Cliff took the chainsaw back to the cabin and cleared the overhanging limbs on a riding trail that were too big for me to handle with the nippers and bow saw. He also felled enough trees for me to have a view of the Missouri River from the cabin; mostly scrub brush, but one really big tree. We had three tag-along kids with us: Tyler, one of the twins who spends so much time here; Anna, my twelve-year-old riding partner; and her brother, Quinton. I'll bet they all ended up with ticks hitch-hiking on their bodies, not to mention a big dose of poison ivy. We took a tractor-bucket-load of firewood to the cabin, so next time I spend the night, I can have a longer-lasting campfire.
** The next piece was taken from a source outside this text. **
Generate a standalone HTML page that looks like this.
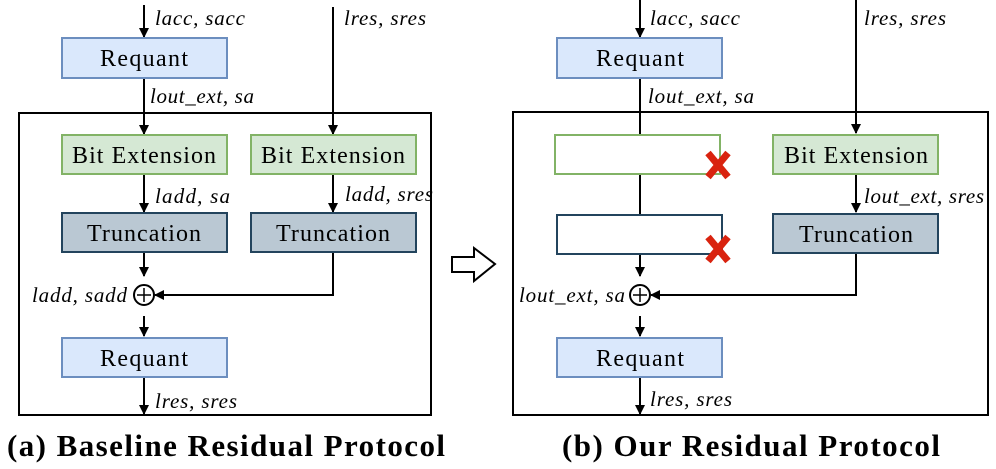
<!DOCTYPE html>
<html><head><meta charset="utf-8"><style>
html,body{margin:0;padding:0;background:#fff;}
svg{display:block;}
svg text{font-family:"Liberation Serif","Times New Roman",Times,serif;}
</style></head><body>
<svg width="996" height="469" viewBox="0 0 996 469" font-family="Liberation Serif, Times New Roman, serif">
<defs>
<marker id="a" markerWidth="10" markerHeight="10" refX="9" refY="5" orient="auto" markerUnits="userSpaceOnUse">
<path d="M0,0 L10,5 L0,10 z" fill="#000"/></marker>
</defs>
<g stroke="#000" stroke-width="2" fill="none">
<rect x="19" y="113" width="412" height="302"/>
<line x1="144" y1="5" x2="144" y2="37" marker-end="url(#a)"/>
<line x1="144" y1="78" x2="144" y2="134" marker-end="url(#a)"/>
<line x1="333" y1="7" x2="333" y2="134" marker-end="url(#a)"/>
<line x1="144" y1="174" x2="144" y2="212" marker-end="url(#a)"/>
<line x1="333" y1="174" x2="333" y2="212" marker-end="url(#a)"/>
<line x1="144" y1="252" x2="144" y2="276" marker-end="url(#a)"/>
<polyline points="333,252 333,295 155,295" marker-end="url(#a)"/>
<line x1="144" y1="316" x2="144" y2="336" marker-end="url(#a)"/>
<line x1="144" y1="377" x2="144" y2="414" marker-end="url(#a)"/>
<rect x="513" y="112" width="475" height="303"/>
<line x1="640" y1="0" x2="640" y2="37" marker-end="url(#a)"/>
<line x1="640" y1="78" x2="640" y2="135"/>
<line x1="640" y1="174" x2="640" y2="215"/>
<line x1="856" y1="0" x2="856" y2="133" marker-end="url(#a)"/>
<line x1="856" y1="174" x2="856" y2="212" marker-end="url(#a)"/>
<line x1="640" y1="254" x2="640" y2="276" marker-end="url(#a)"/>
<polyline points="856,253 856,295 651,295" marker-end="url(#a)"/>
<line x1="640" y1="316" x2="640" y2="336" marker-end="url(#a)"/>
<line x1="640" y1="377" x2="640" y2="414" marker-end="url(#a)"/>
</g>
<rect x="62" y="38" width="165" height="40" fill="#dae8fc" stroke="#6c8ebf" stroke-width="2"/>
<rect x="62" y="135" width="165" height="39" fill="#d5e8d4" stroke="#82b366" stroke-width="2"/>
<rect x="251" y="135" width="165" height="39" fill="#d5e8d4" stroke="#82b366" stroke-width="2"/>
<rect x="62" y="213" width="165" height="39" fill="#bac8d3" stroke="#23445d" stroke-width="2"/>
<rect x="251" y="213" width="165" height="39" fill="#bac8d3" stroke="#23445d" stroke-width="2"/>
<rect x="62" y="338" width="165" height="39" fill="#dae8fc" stroke="#6c8ebf" stroke-width="2"/>
<rect x="557" y="38" width="165" height="40" fill="#dae8fc" stroke="#6c8ebf" stroke-width="2"/>
<rect x="555" y="135" width="165" height="39" fill="#fff" stroke="#82b366" stroke-width="2"/>
<rect x="557" y="215" width="165" height="39" fill="#fff" stroke="#23445d" stroke-width="2"/>
<rect x="773" y="135" width="165" height="39" fill="#d5e8d4" stroke="#82b366" stroke-width="2"/>
<rect x="773" y="214" width="165" height="39" fill="#bac8d3" stroke="#23445d" stroke-width="2"/>
<rect x="557" y="338" width="165" height="39" fill="#dae8fc" stroke="#6c8ebf" stroke-width="2"/>
<g font-size="24" text-anchor="middle" fill="#000">
<text x="144" y="66" textLength="88">Requant</text>
<text x="144" y="163" textLength="144">Bit Extension</text>
<text x="333" y="163" textLength="144">Bit Extension</text>
<text x="144" y="241" textLength="114">Truncation</text>
<text x="333" y="241" textLength="114">Truncation</text>
<text x="144" y="366" textLength="88">Requant</text>
<text x="640" y="66" textLength="88">Requant</text>
<text x="856" y="163" textLength="144">Bit Extension</text>
<text x="856" y="242" textLength="114">Truncation</text>
<text x="640" y="366" textLength="88">Requant</text>
</g>
<circle cx="144" cy="295" r="10" fill="#fff" stroke="#000" stroke-width="2"/>
<path d="M137,295 H151 M144,288 V302" stroke="#000" stroke-width="1.5"/>
<path d="M452,257 H474 V248 L495,264 L474,281 V272 H452 Z" fill="#fff" stroke="#000" stroke-width="2"/>
<g stroke="#d9230f" stroke-width="7">
<path d="M708,153 L728,177 M728,153 L708,177"/>
<path d="M708,237 L728,261 M728,237 L708,261"/>
</g>
<circle cx="640" cy="295" r="10" fill="#fff" stroke="#000" stroke-width="2"/>
<path d="M633,295 H647 M640,288 V302" stroke="#000" stroke-width="1.5"/>
<g font-size="21" font-style="italic" fill="#000">
<text x="155" y="25" textLength="90">lacc, sacc</text>
<text x="344" y="25" textLength="82">lres, sres</text>
<text x="150" y="103" textLength="104">lout_ext, sa</text>
<text x="155" y="203" textLength="75">ladd, sa</text>
<text x="345" y="201" textLength="88">ladd, sres</text>
<text x="32" y="302" textLength="95">ladd, sadd</text>
<text x="155" y="408" textLength="82">lres, sres</text>
<text x="650" y="25" textLength="90">lacc, sacc</text>
<text x="864" y="25" textLength="82">lres, sres</text>
<text x="648" y="103" textLength="106">lout_ext, sa</text>
<text x="864" y="203" textLength="120">lout_ext, sres</text>
<text x="519" y="302" textLength="106">lout_ext, sa</text>
<text x="650" y="406" textLength="82">lres, sres</text>
</g>
<g font-size="31" font-weight="bold" fill="#000">
<text x="7" y="456" textLength="438">(a) Baseline Residual Protocol</text>
<text x="562" y="456" textLength="378">(b) Our Residual Protocol</text>
</g>
</svg>
</body></html>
I think I'll wait for some rain, though, before I have an open fire back there. Things are awfully dry! I had to edit and add this later because I forgot to mention, I now have a propane stove in the cabin, which means I can make coffee in the mornings, after I spend the night.
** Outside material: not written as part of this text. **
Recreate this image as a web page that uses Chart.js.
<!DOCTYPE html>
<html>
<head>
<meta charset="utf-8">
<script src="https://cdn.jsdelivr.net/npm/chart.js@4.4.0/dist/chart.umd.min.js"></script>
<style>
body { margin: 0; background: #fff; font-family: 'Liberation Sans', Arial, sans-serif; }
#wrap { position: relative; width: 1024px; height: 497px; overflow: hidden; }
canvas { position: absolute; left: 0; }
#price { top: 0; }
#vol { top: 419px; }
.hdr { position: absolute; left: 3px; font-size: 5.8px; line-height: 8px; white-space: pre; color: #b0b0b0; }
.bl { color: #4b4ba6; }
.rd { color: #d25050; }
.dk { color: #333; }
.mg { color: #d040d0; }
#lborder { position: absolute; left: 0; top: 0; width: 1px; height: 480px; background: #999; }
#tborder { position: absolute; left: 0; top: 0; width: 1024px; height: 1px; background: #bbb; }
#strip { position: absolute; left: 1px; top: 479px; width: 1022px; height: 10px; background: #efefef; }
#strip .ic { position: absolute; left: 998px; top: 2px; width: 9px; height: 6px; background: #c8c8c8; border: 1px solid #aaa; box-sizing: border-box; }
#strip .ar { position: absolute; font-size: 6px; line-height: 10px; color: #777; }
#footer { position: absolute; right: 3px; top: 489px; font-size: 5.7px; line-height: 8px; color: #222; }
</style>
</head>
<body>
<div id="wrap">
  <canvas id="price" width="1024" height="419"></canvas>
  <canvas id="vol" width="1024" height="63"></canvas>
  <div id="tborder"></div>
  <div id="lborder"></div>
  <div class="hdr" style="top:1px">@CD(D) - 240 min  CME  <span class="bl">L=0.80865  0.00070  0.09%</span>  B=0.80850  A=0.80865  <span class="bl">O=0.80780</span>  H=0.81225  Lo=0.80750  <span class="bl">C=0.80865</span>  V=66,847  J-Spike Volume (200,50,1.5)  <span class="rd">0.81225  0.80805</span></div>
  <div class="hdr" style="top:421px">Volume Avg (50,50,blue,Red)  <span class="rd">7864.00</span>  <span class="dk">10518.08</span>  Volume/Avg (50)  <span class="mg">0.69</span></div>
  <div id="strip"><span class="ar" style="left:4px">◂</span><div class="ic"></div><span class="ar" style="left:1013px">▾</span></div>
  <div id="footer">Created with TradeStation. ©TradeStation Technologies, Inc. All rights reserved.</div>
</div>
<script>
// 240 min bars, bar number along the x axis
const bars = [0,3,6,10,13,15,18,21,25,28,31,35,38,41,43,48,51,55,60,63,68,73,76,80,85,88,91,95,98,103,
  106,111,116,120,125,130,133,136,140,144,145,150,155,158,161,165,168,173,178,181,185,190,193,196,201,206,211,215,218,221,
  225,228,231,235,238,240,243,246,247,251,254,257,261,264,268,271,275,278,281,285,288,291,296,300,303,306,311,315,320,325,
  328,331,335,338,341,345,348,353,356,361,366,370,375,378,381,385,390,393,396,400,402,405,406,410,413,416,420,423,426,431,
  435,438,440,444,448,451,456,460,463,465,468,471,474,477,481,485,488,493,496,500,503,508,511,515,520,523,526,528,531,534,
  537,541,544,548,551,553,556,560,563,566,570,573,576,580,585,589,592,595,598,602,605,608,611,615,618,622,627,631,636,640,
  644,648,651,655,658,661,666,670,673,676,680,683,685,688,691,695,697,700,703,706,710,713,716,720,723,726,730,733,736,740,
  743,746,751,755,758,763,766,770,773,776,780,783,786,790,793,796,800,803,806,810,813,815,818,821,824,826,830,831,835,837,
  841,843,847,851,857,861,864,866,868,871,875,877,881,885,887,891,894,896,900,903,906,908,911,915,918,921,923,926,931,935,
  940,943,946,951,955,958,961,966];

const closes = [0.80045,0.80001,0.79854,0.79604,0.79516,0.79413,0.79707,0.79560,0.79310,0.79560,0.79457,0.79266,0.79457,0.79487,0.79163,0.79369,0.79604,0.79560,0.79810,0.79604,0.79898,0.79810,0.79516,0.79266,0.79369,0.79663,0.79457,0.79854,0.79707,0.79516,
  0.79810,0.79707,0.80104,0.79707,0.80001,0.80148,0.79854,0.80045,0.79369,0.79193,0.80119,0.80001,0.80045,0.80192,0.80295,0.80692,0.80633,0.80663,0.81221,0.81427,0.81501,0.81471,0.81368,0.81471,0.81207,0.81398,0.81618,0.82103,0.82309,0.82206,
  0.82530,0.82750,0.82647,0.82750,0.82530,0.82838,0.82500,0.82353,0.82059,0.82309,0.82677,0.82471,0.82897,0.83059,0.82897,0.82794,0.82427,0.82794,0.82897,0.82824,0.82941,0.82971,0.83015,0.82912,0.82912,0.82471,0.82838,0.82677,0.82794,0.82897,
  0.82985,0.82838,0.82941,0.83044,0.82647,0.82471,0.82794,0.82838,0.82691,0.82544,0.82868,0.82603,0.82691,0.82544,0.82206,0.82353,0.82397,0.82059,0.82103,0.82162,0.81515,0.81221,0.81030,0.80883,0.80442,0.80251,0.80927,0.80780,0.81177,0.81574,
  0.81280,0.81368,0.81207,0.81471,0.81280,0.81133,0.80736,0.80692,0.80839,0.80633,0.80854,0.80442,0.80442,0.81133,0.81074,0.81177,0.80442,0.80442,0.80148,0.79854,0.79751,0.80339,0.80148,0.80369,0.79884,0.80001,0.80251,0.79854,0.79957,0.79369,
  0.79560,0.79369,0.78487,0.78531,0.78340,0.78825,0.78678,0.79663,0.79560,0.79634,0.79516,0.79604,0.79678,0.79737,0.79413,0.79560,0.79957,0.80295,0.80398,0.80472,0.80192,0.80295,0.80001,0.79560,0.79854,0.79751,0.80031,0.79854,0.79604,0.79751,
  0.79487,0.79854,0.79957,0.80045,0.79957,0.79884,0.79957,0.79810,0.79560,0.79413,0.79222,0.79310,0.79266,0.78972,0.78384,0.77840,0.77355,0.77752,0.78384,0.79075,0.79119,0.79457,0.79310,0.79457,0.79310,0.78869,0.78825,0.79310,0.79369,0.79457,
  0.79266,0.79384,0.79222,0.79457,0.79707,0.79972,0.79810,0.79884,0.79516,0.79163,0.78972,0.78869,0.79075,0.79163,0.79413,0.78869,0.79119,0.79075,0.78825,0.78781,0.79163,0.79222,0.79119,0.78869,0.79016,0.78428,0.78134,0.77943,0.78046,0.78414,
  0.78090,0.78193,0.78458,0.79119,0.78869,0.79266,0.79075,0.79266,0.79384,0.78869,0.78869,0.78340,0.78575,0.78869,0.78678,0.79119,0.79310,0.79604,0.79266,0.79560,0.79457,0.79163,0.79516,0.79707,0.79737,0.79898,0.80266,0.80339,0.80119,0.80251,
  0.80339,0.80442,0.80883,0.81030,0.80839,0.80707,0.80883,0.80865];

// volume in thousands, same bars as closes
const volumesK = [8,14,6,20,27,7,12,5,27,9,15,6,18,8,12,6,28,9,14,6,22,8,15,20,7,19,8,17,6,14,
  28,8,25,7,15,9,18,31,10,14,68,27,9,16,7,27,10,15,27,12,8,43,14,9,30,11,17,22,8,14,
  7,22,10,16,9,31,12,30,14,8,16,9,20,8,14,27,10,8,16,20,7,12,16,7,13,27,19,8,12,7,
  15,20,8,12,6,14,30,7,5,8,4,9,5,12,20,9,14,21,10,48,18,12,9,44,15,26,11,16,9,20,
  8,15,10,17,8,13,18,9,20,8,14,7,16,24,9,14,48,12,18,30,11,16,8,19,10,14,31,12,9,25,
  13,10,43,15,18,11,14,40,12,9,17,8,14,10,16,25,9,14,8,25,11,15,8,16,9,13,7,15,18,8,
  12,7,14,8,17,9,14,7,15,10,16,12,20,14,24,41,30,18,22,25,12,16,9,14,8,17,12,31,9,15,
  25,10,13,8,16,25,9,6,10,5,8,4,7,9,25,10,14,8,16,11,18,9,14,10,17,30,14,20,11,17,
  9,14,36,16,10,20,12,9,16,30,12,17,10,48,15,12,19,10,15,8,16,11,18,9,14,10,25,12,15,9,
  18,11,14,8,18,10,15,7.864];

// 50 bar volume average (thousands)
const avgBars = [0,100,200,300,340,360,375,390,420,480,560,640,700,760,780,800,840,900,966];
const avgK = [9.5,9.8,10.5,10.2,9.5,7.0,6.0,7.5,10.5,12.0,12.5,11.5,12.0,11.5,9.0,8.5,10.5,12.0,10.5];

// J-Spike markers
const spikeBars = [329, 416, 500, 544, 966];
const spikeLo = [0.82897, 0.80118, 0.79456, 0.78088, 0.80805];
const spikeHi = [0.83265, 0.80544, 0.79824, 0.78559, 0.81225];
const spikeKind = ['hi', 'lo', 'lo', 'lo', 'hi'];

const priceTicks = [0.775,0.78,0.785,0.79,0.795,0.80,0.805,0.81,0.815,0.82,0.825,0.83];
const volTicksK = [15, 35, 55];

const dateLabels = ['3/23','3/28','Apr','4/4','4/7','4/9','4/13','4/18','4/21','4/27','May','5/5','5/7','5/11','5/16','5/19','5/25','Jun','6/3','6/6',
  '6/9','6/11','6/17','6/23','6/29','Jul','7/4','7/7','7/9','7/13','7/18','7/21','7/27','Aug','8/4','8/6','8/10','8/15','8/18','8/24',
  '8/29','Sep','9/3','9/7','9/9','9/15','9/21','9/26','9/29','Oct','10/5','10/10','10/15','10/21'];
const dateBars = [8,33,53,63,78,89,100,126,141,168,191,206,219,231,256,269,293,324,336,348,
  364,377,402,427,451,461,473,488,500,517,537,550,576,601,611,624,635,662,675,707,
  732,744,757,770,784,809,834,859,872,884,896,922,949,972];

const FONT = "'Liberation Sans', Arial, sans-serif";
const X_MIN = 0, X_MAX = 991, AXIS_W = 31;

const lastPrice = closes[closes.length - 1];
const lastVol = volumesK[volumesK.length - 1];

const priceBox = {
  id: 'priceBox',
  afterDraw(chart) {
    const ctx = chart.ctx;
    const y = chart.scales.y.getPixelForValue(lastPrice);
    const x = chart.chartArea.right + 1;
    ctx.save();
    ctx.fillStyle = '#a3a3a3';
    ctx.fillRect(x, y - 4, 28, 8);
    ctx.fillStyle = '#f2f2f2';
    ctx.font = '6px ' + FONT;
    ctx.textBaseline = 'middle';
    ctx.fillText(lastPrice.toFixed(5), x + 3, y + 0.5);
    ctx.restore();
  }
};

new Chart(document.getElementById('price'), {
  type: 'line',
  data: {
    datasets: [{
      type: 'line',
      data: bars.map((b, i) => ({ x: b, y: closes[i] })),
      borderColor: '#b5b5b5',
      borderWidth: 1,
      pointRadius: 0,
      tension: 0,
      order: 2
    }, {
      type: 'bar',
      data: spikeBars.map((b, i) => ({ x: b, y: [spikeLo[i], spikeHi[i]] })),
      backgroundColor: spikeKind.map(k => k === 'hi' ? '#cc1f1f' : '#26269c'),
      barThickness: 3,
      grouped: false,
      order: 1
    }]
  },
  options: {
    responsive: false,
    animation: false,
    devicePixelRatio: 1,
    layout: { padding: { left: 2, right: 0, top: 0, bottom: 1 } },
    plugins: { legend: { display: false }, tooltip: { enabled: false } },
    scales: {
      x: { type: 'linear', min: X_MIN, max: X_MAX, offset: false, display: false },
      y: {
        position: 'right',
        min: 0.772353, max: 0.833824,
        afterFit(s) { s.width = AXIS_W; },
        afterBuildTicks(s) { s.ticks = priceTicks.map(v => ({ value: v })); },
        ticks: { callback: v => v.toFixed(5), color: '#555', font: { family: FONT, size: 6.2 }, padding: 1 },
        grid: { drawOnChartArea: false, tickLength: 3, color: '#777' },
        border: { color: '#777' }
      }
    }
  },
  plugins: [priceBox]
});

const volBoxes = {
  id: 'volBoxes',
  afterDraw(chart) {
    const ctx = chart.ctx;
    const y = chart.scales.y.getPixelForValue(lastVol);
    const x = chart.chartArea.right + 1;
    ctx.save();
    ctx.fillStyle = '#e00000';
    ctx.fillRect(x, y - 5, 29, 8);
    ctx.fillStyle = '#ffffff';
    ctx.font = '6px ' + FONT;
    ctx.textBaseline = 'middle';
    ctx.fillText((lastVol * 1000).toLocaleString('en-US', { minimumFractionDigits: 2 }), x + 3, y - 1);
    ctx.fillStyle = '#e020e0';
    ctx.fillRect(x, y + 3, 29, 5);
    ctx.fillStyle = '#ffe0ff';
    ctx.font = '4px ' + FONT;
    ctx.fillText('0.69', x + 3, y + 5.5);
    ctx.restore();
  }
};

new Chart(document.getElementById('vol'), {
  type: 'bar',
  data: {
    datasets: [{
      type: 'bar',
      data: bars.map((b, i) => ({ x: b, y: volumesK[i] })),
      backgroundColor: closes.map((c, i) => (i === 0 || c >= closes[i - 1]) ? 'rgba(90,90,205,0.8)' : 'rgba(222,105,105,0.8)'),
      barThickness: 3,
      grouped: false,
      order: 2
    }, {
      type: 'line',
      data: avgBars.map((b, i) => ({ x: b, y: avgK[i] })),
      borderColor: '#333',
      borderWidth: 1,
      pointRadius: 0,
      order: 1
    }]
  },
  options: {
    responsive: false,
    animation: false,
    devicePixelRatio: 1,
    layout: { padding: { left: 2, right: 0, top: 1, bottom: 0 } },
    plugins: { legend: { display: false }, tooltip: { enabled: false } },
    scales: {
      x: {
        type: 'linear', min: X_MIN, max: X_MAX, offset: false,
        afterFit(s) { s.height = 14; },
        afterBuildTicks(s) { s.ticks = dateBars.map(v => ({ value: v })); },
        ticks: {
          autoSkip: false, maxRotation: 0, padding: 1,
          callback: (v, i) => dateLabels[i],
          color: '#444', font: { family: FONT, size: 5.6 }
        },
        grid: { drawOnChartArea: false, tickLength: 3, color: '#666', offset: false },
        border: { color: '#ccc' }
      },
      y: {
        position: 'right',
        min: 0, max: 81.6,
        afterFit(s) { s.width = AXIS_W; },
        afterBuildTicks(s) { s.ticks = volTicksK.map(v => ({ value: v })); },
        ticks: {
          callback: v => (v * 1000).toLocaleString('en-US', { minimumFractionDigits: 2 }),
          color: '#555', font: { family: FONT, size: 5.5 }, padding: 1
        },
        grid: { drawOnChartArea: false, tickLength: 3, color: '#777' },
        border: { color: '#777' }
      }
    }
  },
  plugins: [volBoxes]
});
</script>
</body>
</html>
I had a short ride with my daughter and Buddy after dinner, then rode alone for a longer time, after the Kentucky Derby. Blue is in great shape, and never shows signs of wearing out; I can't get enough of riding him!
That horse up the road that's for sale will probably end up here. He's twenty-two years old and well-broke, which sounds like a perfect horse for youngsters. The fellow who owns him said he really didn't know how much to ask for him, and I offered $200. He seemed happy with that, and even has a saddle to go with the horse. He said he knew the horse would have a good home with me (they see me ride by often) and thinks it would be nice for him to have company, after years of being the solitary horse there. Even if we only get a couple of good years out of him, I think we'll get our money's worth. I imagine within two years, the grandchildren will have lost interest in riding, anyhow. Some horses are sound and arthritis-free into their thirties; I'll give him a chance!